Мы обомлели. Обомлел и зал. И после паузы голос с галерки: «Нам ничего не видно, товарищ Самойлов. Мы только спутник видим. Он нам действие заслоняет!»
Зал захихикал, зашумел, загудел. На сцене шок. Слышу, Козырева шепчет Самойлову:
— Что дальше делать будем?
Самойлов ей:
— Не знаю.
— Играть будем дальше?
Самойлов молчит, зал гудит. Вдруг встает в третьем ряду пожилой дяденька еврейской внешности и довольно громко говорит:
— Продолжайте играть, товарищи артисты! Мы именно за этим сюда пришли, как-никак деньги заплатили…
Тут уж Козырева сорвалась:
— Но мы ведь тоже люди!
Кое-как довели спектакль до конца. А в конце его придуманные Охлопковым в безупречном расчете на успех поклоны: мы должны спуститься по широкой лестнице, соединяющей сцену с залом (играли на помосте над оркестровой ямой, оттого с галерки и виден был один только спутник), и пригласить зрителей на вальс, которым венчался спектакль.

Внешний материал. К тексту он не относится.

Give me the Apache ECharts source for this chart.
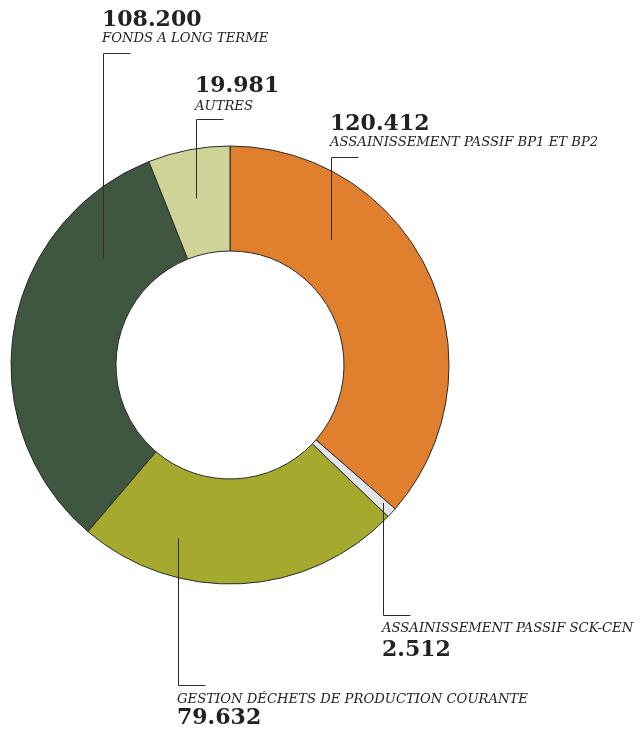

Помню, когда репетировали, некоторые актеры высказывали сомнения: а что, мол, делать, если они нам откажут? Охлопков на это сказал, что он первый спустится и пригласит, а ему не откажут. На первом спектакле он действительно спустился в зал и пригласил одну из дам, а вслед за ним и мы, осмелев, приглашали: мужчины — женщин, а женщины — мужчин. Иным, правда, отказывали, и они несолоно хлебавши настырно возобновляли свои попытки, к великому смущению зрителей… Николай Павлович, как я уже говорил, обычно любивший выходить на приветствия в конце поставленных им спектаклей, на этот раз благоразумно ограничился первыми двумя представлениями и на том, когда произошел диспут с публикой, к счастью, вообще не присутствовал. А мы, воспользовавшись этим, с облегчением оставили свои неуместные попытки и в конце спектакля завальсировали друг с другом. Этот вариант поклонов и закрепили в будущих спектаклях к радости публики, которая всегда приходила в недоумение: почему, заплатив деньги и посмотрев идиотскую пьесу, она должна еще в нагрузку танцевать вальс с загримированными актерами?